In seiner letzten Verdi-Premiere für Zürich in seiner Amtszeit als musikalischer Chef findet Fabio Luisi mit der Philharmonia Zürich, einen dramatischen, nie exaltierten, manchmal sogar weichzeichnenden Verdi-Ton. In der Oper überwiegen die Männer-Partien. Die Sänger­besetzung ist mit Jennifer Rowley (Amelia), Christof Fischesser (Fiesco), Otar Jorjikia (Adorno), Nicolas Brownlee (Paolo) und Brent Michael Smith (Pietro) auch in den Ensembleszenen sehr gut.
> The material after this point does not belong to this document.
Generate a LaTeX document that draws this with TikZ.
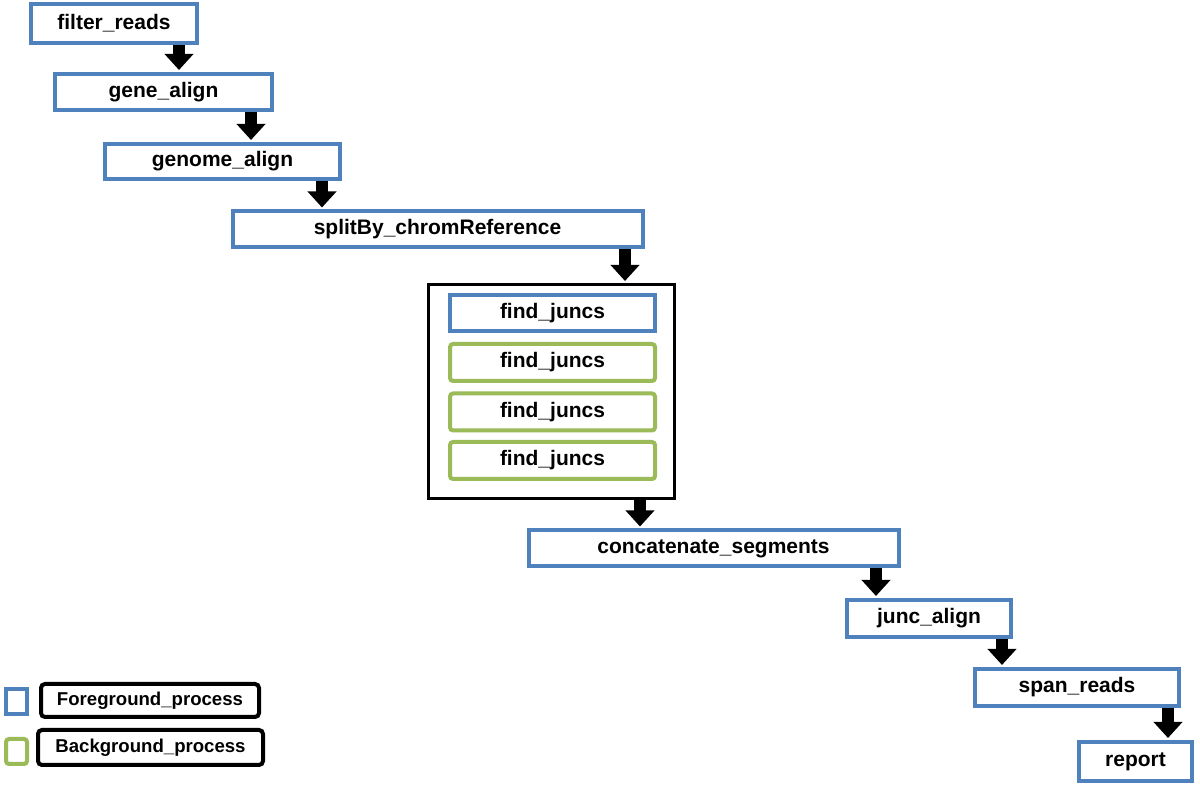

Auf das Rollendebüt von Christian Gerhaher in der Titelpartie durfte man gespannt sein. Gerhaher gelingt dabei ein musikalisch und psychologisch eindrückliches Porträt des Dogen.
Die Inszenierung des Hausherrn Andreas Homoki in der Ausstattung von Christian Schmidt entgeht der Versuchung des dekorativen Plüschs. Zu sehen ist eine Art großbürgerlicher Villa des späten 19. Jahrhunderts mit hohen Wänden. Das Holzgerippe eines Ruderboots deutet die maritime Atmosphäre an. Die Drehbühne eröffnet bei den Wechseln zu den Chor­szenen interessante Perspektiven. Kostüme und das spärliche Mobiliar (großer Esstisch, Leder-Sofas, ein dekorativer Strauß mit Weidenkätzchen) werden im Laufe des Stückes immer heutiger. Andreas Homoki inszeniert eher ein Kammerspiel als große Chortableaus. Und so sind auch die Einstellungen der Bilder. Das Video zeigt seltener die Bühnentotale, sondern fast immer die Protagonisten in (oft bildschirmfüllenden) Nahaufnahmen. In den recht schnellen Schnitten lassen sich die Personenführung und die Konfliktkonstellationen gut verfolgen. Dass eine Opern-DVD mehr sein sollte als eine abgefilmte Aufführung, macht die Liste der Kameraleute und des Stabs, der an der Postproduktion beteiligt war, deutlich. Man kann zwischen sechs Sprachen (auch Chinesisch und ­Japanisch) bei den Untertiteln ­wählen. Das Booklet enthält lesenswerte Interviews mit Christian ­Gerhaher über die Figur des Boccanegra und seine Annäherung an Verdi sowie mit dem Regisseur Andreas Homoki.